The couple later divorced. In 1997, Lewis married Soren, whom he met while both were covering the 1996 presidential race. Politically, Lewis's hilariously irreverent "Campaign Diary" for the New Republic showed him looking for love in the most unlikely places. He was particularly smitten with tire magnate turned populist scourge Morry "the Grizz" Taylor, even going so far as to stand in for him on a speaker's platform. But for all the juicy fly-on-the-wall details and fly-in-the-ointment antics, Lewis had a serious point to make about the deliberately empty campaigns of the front-runners and the passionate outsiders who rise up in response.
Knopf published the revised dispatches in 1997 as Trail Fever: Spin Doctors, Rented Strangers, Thumb Wrestlers, T Suckers, Grizzly Bears and Other Creatures on the Road to the White House. The book was reviewed widely and well, but the disappointing sales -- not to mention the warthog of a title -- still rankle. "I thought that a larger place might push a book better, which was exactly wrong. It could've had the right title on it" -- Lewis wanted Losers -- "first of all. I can't even say the title of my own book." As for his renewed relationship with Norton's editor-in-chief Starling Lawrence, Lewis says, "It's a little miracle. Star actually makes things better without making me feel foolish."

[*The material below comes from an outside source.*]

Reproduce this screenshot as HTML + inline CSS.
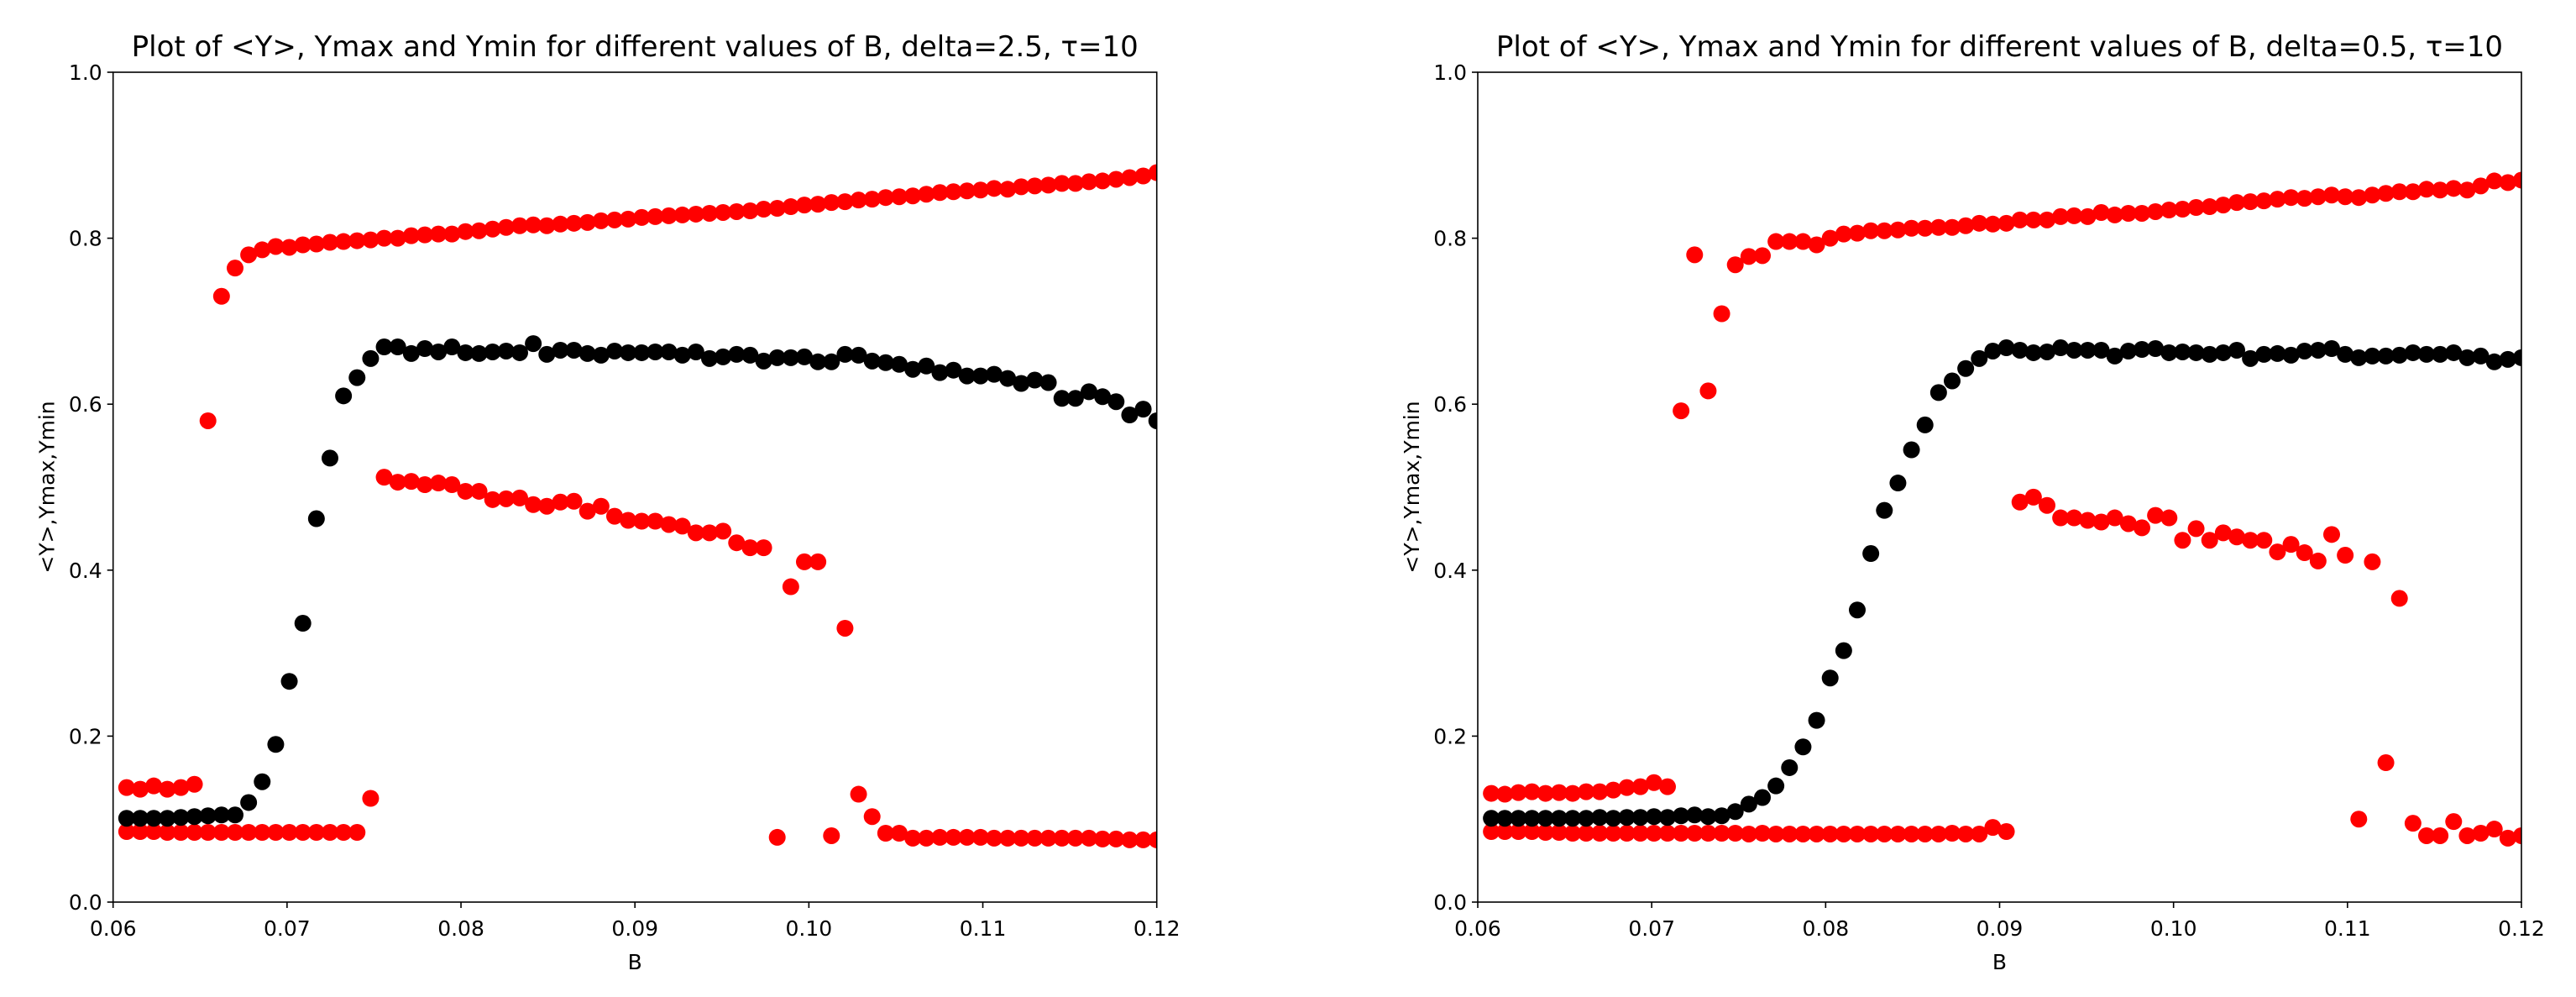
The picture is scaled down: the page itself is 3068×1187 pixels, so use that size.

The campaign book, he admits, would have been a hard sell for anyone. "People didn't even want to vote in this election, so why would they read about it? There is this curious inversion. You can get all sorts of publicity for a political subject, but nobody's interested in it. People are riveted by moneymaking on Wall Street and in Silicon Valley, but it's hard to get respect in the media for the subject. This seems ridiculous to me."
For all their fun, Lewis's previous books have been damning indictments of the institutions they described. But Lewis is more close-mouthed about the implications of America's latest, greatest millennial gold rush. "I've learned that when you write a story, the most important parts are the things you leave out. Jim Clark's kind of life is an interesting life. It's certainly a wealth-creating life. But is it a good life? I wanted to build a hole large enough for the reader to walk into the story and decide for himself."